Ubuntu has started outlining its plans for supporting third-party applications on mobile devices. The larger plan involves enabling independent developers to deliver their apps to phone and tablet users, but without going through the lengthy process currently used for maintaining packages in the desktop and server repositories. Consequently, new measures are planned to protect system security from potentially malicious applications. The blueprint is based on AppArmor, but it attempts to address several distinctions in the mobile device platform that AppArmor on desktops usually ignores.

The primary motivator for the new security work is that on desktop systems, the user session has historically been treated as "trusted"; Unix-like systems sport mechanisms that programs could use to attack other programs, but in practice programs have generally been trusted not to do so.
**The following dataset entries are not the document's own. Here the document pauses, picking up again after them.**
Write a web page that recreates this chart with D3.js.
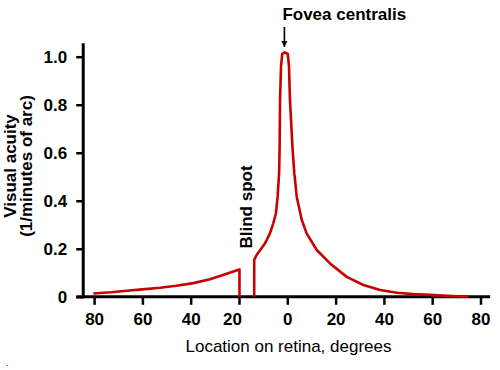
<!DOCTYPE html>
<html>
<head>
<meta charset="utf-8">
<script src="https://cdn.jsdelivr.net/npm/d3@7"></script>
<style>
  html, body { margin: 0; padding: 0; background: #fff; }
  svg { display: block; }
  text { font-family: "Liberation Sans", Arial, Helvetica, sans-serif; fill: #000; }
</style>
</head>
<body>
<svg id="chart" width="500" height="370"></svg>
<script>
// ---- Data (signed retina location in degrees: negative = left / nasal side) ----
const retinaLocation = [
  -80.3, -73, -66.5, -60, -52.7, -46, -38.9, -32, -25.1, -19.8, -19.8,
  null,
  -13.7, -13.7, -12.7, -9.2, -7.2, -5.8, -4.7, -4.0, -3.4, -3.2, -3.0, -2.6, -2.1, -1.0,
  0.2, 0.7, 1.1, 2.2, 2.9, 3.9, 6.0, 8.0, 12.2, 17.7, 24.6, 31.5, 38.4, 45.3, 52.2, 59.1, 66.0, 75.0
];
const acuity = [
  0.014, 0.019, 0.025, 0.031, 0.038, 0.046, 0.057, 0.073, 0.096, 0.114, 0,
  null,
  0, 0.154, 0.174, 0.223, 0.264, 0.306, 0.348, 0.417, 0.515, 0.612, 0.821, 0.96, 1.012, 1.018,
  1.012, 0.96, 0.821, 0.612, 0.515, 0.417, 0.32, 0.264, 0.195, 0.139, 0.083, 0.049, 0.028, 0.017, 0.011, 0.008, 0.004, 0.0
];
const xTickValues = [-80, -60, -40, -20, 0, 20, 40, 60, 80];
const xTickLabels = ["80", "60", "40", "20", "0", "20", "40", "60", "80"];
const yTickValues = [0, 0.2, 0.4, 0.6, 0.8, 1.0];
const yTickLabels = ["0", "0.2", "0.4", "0.6", "0.8", "1.0"];
const foveaLocation = -1.2;
const blindSpotLocation = -14.4;

// ---- Scales ----
const svg = d3.select("#chart");
const x = d3.scaleLinear().domain([-80, 80]).range([94.1, 480.5]);
const y = d3.scaleLinear().domain([0, 1]).range([296.8, 56.7]);
const xAxisStart = -84.5, xAxisEnd = 84;
const yAxisTop = 1.056;

const red = "#c80000";

// ---- Axes ----
const xAxis = d3.axisBottom(x)
  .tickValues(xTickValues)
  .tickFormat((d, i) => xTickLabels[i])
  .tickSizeInner(8).tickSizeOuter(0).tickPadding(8);
const gx = svg.append("g").attr("transform", `translate(0,${y(0)})`).call(xAxis);
gx.select(".domain").remove();
gx.selectAll(".tick line").attr("stroke", "#000").attr("stroke-width", 2.5);
gx.selectAll(".tick text")
  .style("font-size", "17px").style("font-weight", "bold")
  .attr("dx", (d, i) => (d === -20 ? -7 : 0));

const yAxis = d3.axisLeft(y)
  .tickValues(yTickValues)
  .tickFormat((d, i) => yTickLabels[i])
  .tickSizeInner(7).tickSizeOuter(0).tickPadding(9);
const gy = svg.append("g").attr("transform", `translate(${x(xAxisStart)},0)`).call(yAxis);
gy.select(".domain").remove();
gy.selectAll(".tick line").attr("stroke", "#000").attr("stroke-width", 2.5);
gy.selectAll(".tick text").style("font-size", "17px").style("font-weight", "bold");

// axis lines
svg.append("line")
  .attr("x1", x(xAxisStart) - 7).attr("x2", x(xAxisEnd))
  .attr("y1", y(0)).attr("y2", y(0))
  .attr("stroke", "#000").attr("stroke-width", 3);
svg.append("line")
  .attr("x1", x(xAxisStart)).attr("x2", x(xAxisStart))
  .attr("y1", y(0) + 1.5).attr("y2", y(yAxisTop))
  .attr("stroke", "#000").attr("stroke-width", 3);

// ---- Curve ----
const pts = retinaLocation.map((d, i) => ({ loc: d, val: acuity[i] }));
const line = d3.line()
  .defined(d => d.loc !== null && d.val !== null)
  .x(d => x(d.loc))
  .y(d => y(d.val))
  .curve(d3.curveLinear);
svg.append("path")
  .datum(pts)
  .attr("d", line)
  .attr("fill", "none")
  .attr("stroke", red)
  .attr("stroke-width", 2.6)
  .attr("stroke-linejoin", "round")
  .attr("stroke-linecap", "butt");

// ---- Axis titles ----
svg.append("text")
  .attr("x", 288.5).attr("y", 352)
  .attr("text-anchor", "middle")
  .style("font-size", "17px")
  .text("Location on retina, degrees");

const yTitle = svg.append("text")
  .attr("transform", "translate(0,166) rotate(-90)")
  .attr("text-anchor", "middle")
  .style("font-size", "17px").style("font-weight", "bold");
yTitle.append("tspan").attr("x", 0).attr("y", 15.5).text("Visual acuity");
yTitle.append("tspan").attr("x", 0).attr("y", 32).text("(1/minutes of arc)");

// ---- Annotations ----
svg.append("defs").append("marker")
  .attr("id", "arrowhead")
  .attr("viewBox", "0 0 10 10")
  .attr("refX", 10).attr("refY", 5)
  .attr("markerWidth", 4).attr("markerHeight", 4)
  .attr("markerUnits", "strokeWidth")
  .attr("orient", "auto")
  .append("path").attr("d", "M0,0 L10,5 L0,10 z").attr("fill", "#000");

svg.append("line")
  .attr("x1", x(foveaLocation)).attr("x2", x(foveaLocation))
  .attr("y1", 27).attr("y2", 47)
  .attr("stroke", "#000").attr("stroke-width", 1.6)
  .attr("marker-end", "url(#arrowhead)");

svg.append("text")
  .attr("x", x(foveaLocation) - 2).attr("y", 20)
  .style("font-size", "17px").style("font-weight", "bold")
  .text("Fovea centralis");

svg.append("text")
  .attr("transform", `translate(${x(blindSpotLocation) - 0.5},248.5) rotate(-90)`)
  .style("font-size", "17px").style("font-weight", "bold")
  .text("Blind spot");

svg.append("text")
  .attr("x", 6).attr("y", 366)
  .style("font-size", "9px")
  .text(".");
</script>
</body>
</html>
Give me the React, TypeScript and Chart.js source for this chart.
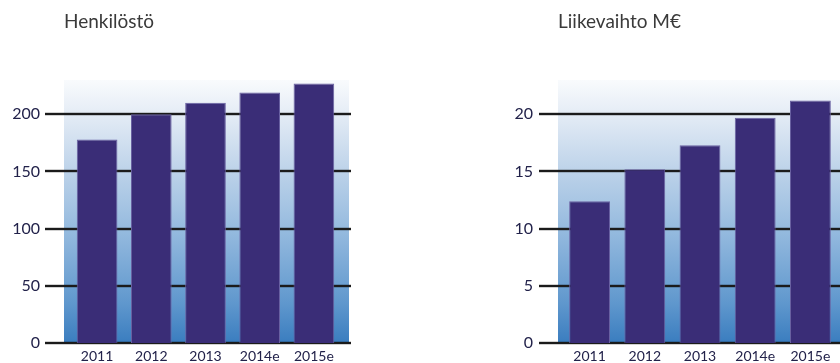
import React, { useEffect, useRef } from 'react';
import { Chart, registerables } from 'chart.js';

Chart.register(...registerables);

const categories = ['2011', '2012', '2013', '2014e', '2015e'];
const staffValues = [178, 200, 210, 219, 227];
const revenueValues = [12.4, 15.2, 17.3, 19.7, 21.2];
const staffTicks = [0, 50, 100, 150, 200];
const revenueTicks = [0, 5, 10, 15, 20];
const staffTitle = 'Henkilöstö';
const revenueTitle = 'Liikevaihto M€';

const FONT = 'Lato, "Open Sans", sans-serif';
const BAR = '#3a2d77';
const BAR_EDGE = '#6a62a2';
const LABEL = '#22224a';

type PanelProps = {
  title: string;
  values: number[];
  ticks: number[];
  max: number;
  left: number;
  padding: { left: number; right: number; top: number; bottom: number };
  bgLeft: number;
  bgRight: number;
  gridLeft: number;
  gridRight: number;
  labelPad: number;
  barPct: number;
};

function makeDecor(p: PanelProps) {
  return {
    id: 'decor',
    beforeDraw(chart: any) {
      const { ctx, chartArea: a, scales } = chart;
      const y = scales.y;
      ctx.save();
      const g = ctx.createLinearGradient(0, a.top, 0, a.bottom);
      g.addColorStop(0, '#f9fbfd');
      g.addColorStop(0.12, '#e6edf6');
      g.addColorStop(0.35, '#bcd2e9');
      g.addColorStop(0.6, '#90b7dd');
      g.addColorStop(0.85, '#5f97cd');
      g.addColorStop(1, '#3a7dbf');
      ctx.fillStyle = g;
      ctx.fillRect(a.left - p.bgLeft, a.top, a.right - a.left + p.bgLeft + p.bgRight, a.bottom - a.top);
      const x0 = a.left - p.gridLeft;
      const w = a.right + p.gridRight - x0;
      y.ticks.forEach((t: any) => {
        const py = Math.round(y.getPixelForValue(t.value));
        ctx.fillStyle = 'rgba(0,0,0,0.18)';
        ctx.fillRect(x0, py - 2, w, 4);
        ctx.fillStyle = '#1b1b1b';
        ctx.fillRect(x0, py - 1, w, 2);
      });
      ctx.restore();
    },
    afterDraw(chart: any) {
      const { ctx, chartArea: a } = chart;
      ctx.save();
      ctx.font = `19px ${FONT}`;
      ctx.fillStyle = '#3a3a3a';
      ctx.textBaseline = 'alphabetic';
      ctx.textAlign = 'left';
      ctx.fillText(p.title, a.left - p.bgLeft, 28);
      ctx.restore();
    },
  };
}

function Panel(p: PanelProps) {
  const ref = useRef<HTMLCanvasElement>(null);
  useEffect(() => {
    if (!ref.current) return;
    const chart = new Chart(ref.current, {
      type: 'bar',
      data: {
        labels: categories,
        datasets: [
          {
            data: p.values,
            backgroundColor: BAR,
            borderColor: BAR_EDGE,
            borderWidth: 1,
            categoryPercentage: 1,
            barPercentage: p.barPct,
          },
        ],
      },
      options: {
        responsive: false,
        animation: false,
        layout: { padding: p.padding },
        plugins: { legend: { display: false }, tooltip: { enabled: false }, title: { display: false } },
        scales: {
          x: {
            grid: { display: false, drawTicks: false },
            border: { display: false },
            ticks: {
              color: LABEL,
              font: { family: FONT, size: 14 },
              padding: 5,
              maxRotation: 0,
              autoSkip: false,
            },
            afterFit: (s: any) => {
              s.height = 20;
            },
          },
          y: {
            min: 0,
            max: p.max,
            grid: { display: false, drawTicks: false },
            border: { display: false },
            ticks: {
              color: LABEL,
              font: { family: FONT, size: 16 },
              padding: p.labelPad,
            },
            afterBuildTicks: (s: any) => {
              s.ticks = p.ticks.map((v) => ({ value: v }));
            },
            afterFit: (s: any) => {
              s.width = 60;
              s.paddingTop = 0;
              s.paddingBottom = 0;
            },
          },
        },
      },
      plugins: [makeDecor(p)],
    } as any);
    return () => chart.destroy();
  }, []);
  return (
    <canvas
      ref={ref}
      width={420}
      height={363}
      style={{ position: 'absolute', left: p.left, top: 0, width: 420, height: 363 }}
    />
  );
}

export default function App() {
  return (
    <div style={{ position: 'fixed', left: 0, top: 0, width: 840, height: 363, background: '#fff', overflow: 'hidden' }}>
      <Panel
        title={staffTitle}
        values={staffValues}
        ticks={staffTicks}
        max={230}
        left={0}
        padding={{ left: 10, right: 79, top: 80, bottom: 0 }}
        bgLeft={6}
        bgRight={8}
        gridLeft={25}
        gridRight={10}
        labelPad={30}
        barPct={0.75}
      />
      <Panel
        title={revenueTitle}
        values={revenueValues}
        ticks={revenueTicks}
        max={23}
        left={420}
        padding={{ left: 82, right: 2, top: 80, bottom: 0 }}
        bgLeft={4}
        bgRight={2}
        gridLeft={23}
        gridRight={10}
        labelPad={29}
        barPct={0.74}
      />
    </div>
  );
}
Perhaps this is because the vast majority of desktop software on Linux systems is delivered through distribution (or project-specific) software repositories, which by and large have established review processes in place—or else the software in question is compiled locally, which places more of the burden for watching out for security issues on the user or administrator.

But mobile Linux systems are different. Casual phone users are less likely to be security-conscious developers or longstanding participants in the (at times) wild open source community. A far higher percentage of mobile phones apps are deployed as third-party apps on Linux desktop applications. Android copes with this distinct risk profile by several means, including restricting apps to its application sandbox and running each app as a separate user, but also by developing its own services for inter-process communication (IPC) and similar features.

The Ubuntu mobile platform, however, is intended to stay as close as possible to the system stack used on desktops and servers. Creating a separate IPC mechanism, permission system, and storage system solely for mobile devices is out of the question. The Ubuntu Security Team has published a specification outlining both the security risks found in the desktop environment, and how it plans to compensate for those risks on mobile devices.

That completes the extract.